Where a line of the listing below includes the word "matplotlib", reproduce that line.

* start Raw data *

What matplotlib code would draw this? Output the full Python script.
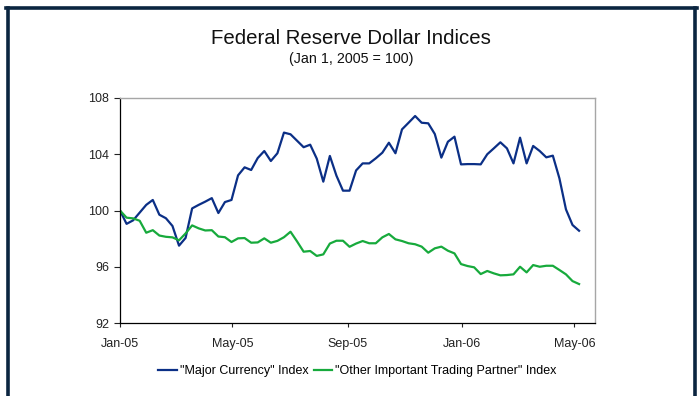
import matplotlib
matplotlib.use("Agg")
import matplotlib.pyplot as plt
import matplotlib.dates as mdates
from matplotlib.lines import Line2D
import pandas as pd

# weekly index readings, Jan 1 2005 = 100
start_date = "2005-01-01"
major_currency = [
    100.0, 99.05, 99.3, 99.85, 100.4, 100.75, 99.7, 99.45, 98.9, 97.5,
    98.05, 100.15, 100.4, 100.63, 100.88, 99.82, 100.6, 100.75, 102.5, 103.07,
    102.88, 103.73, 104.23, 103.52, 104.07, 105.54, 105.42, 104.96, 104.5, 104.68,
    103.69, 102.05, 103.88, 102.48, 101.41, 101.41, 102.85, 103.35, 103.35, 103.71,
    104.11, 104.82, 104.07, 105.77, 106.24, 106.72, 106.24, 106.2, 105.44, 103.76,
    104.89, 105.25, 103.28, 103.3, 103.3, 103.28, 104.0, 104.42, 104.85, 104.42,
    103.35, 105.18, 103.35, 104.59, 104.23, 103.78, 103.9, 102.29, 100.08, 98.97,
    98.56,
]
other_partners = [
    100.0, 99.49, 99.44, 99.27, 98.42, 98.6, 98.22, 98.13, 98.09, 97.88,
    98.37, 98.94, 98.73, 98.58, 98.6, 98.15, 98.1, 97.76, 98.02, 98.04,
    97.71, 97.73, 98.02, 97.71, 97.84, 98.1, 98.49, 97.8, 97.07, 97.12,
    96.77, 96.88, 97.65, 97.85, 97.85, 97.42, 97.65, 97.83, 97.67, 97.67,
    98.09, 98.33, 97.95, 97.83, 97.67, 97.6, 97.43, 97.0, 97.31, 97.43,
    97.14, 96.95, 96.19, 96.05, 95.96, 95.48, 95.7, 95.53, 95.39, 95.41,
    95.46, 96.0, 95.6, 96.12, 96.0, 96.07, 96.07, 95.77, 95.46, 94.98,
    94.77,
]
series_labels = ['"Major Currency" Index', '"Other Important Trading Partner" Index']
tick_dates = ["2005-01-01", "2005-05-01", "2005-09-01", "2006-01-01", "2006-05-01"]
y_ticks = [92, 96, 100, 104, 108]

BLUE = "#0b2f86"
GREEN = "#17aa3c"
FRAME = "#0b2540"

dates = pd.date_range(start_date, periods=len(major_currency), freq="7D")

plt.rcParams["font.family"] = ["Liberation Sans", "DejaVu Sans"]

fig = plt.figure(figsize=(6.99, 3.96), dpi=100)
ax = fig.add_axes([120 / 699, 1 - 323 / 396, 475 / 699, 225 / 396])

ax.plot(dates, major_currency, color=BLUE, lw=1.6, label=series_labels[0])
ax.plot(dates, other_partners, color=GREEN, lw=1.6, label=series_labels[1])

ax.set_ylim(92, 108)
ax.set_yticks(y_ticks)
ax.set_xlim(pd.Timestamp("2005-01-01"), pd.Timestamp("2006-05-23"))
ax.set_xticks(pd.to_datetime(tick_dates))
ax.xaxis.set_major_formatter(mdates.DateFormatter("%b-%y"))

for side in ("left", "bottom"):
    ax.spines[side].set_color("black")
    ax.spines[side].set_linewidth(0.9)
for side in ("top", "right"):
    ax.spines[side].set_color("#a6a6a6")
    ax.spines[side].set_linewidth(1.0)

ax.tick_params(axis="y", direction="out", length=4, width=0.8, pad=4, labelsize=9, colors="#222222")
ax.tick_params(axis="x", direction="out", length=3, width=0.8, pad=8, labelsize=9, colors="#222222")

fig.text(0.502, 0.904, "Federal Reserve Dollar Indices", ha="center", va="center",
         fontsize=14.7, color="#111111")
fig.text(0.502, 0.851, "(Jan 1, 2005 = 100)", ha="center", va="center",
         fontsize=10.3, color="#111111")

fig.legend(loc="center", bbox_to_anchor=(357.5 / 699, 1 - 371 / 396), ncol=2, frameon=False,
           fontsize=9, handlelength=1.45, handletextpad=0.25, columnspacing=0.45)

# dark frame round the panel (no bottom edge)
fig.add_artist(Line2D([7.5 / 699, 7.5 / 699], [0, 1 - 7.5 / 396], color=FRAME, lw=2.6))
fig.add_artist(Line2D([6 / 699, 697 / 699], [1 - 7.5 / 396, 1 - 7.5 / 396], color=FRAME, lw=2.6))
fig.add_artist(Line2D([694.5 / 699, 694.5 / 699], [0, 1 - 7.5 / 396], color=FRAME, lw=2.6))

fig.savefig("out.png", dpi=100)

* end Raw data *

Response:
What matplotlib code would draw this? Output the full Python script.
import matplotlib
matplotlib.use("Agg")
import matplotlib.pyplot as plt
import matplotlib.dates as mdates
from matplotlib.lines import Line2D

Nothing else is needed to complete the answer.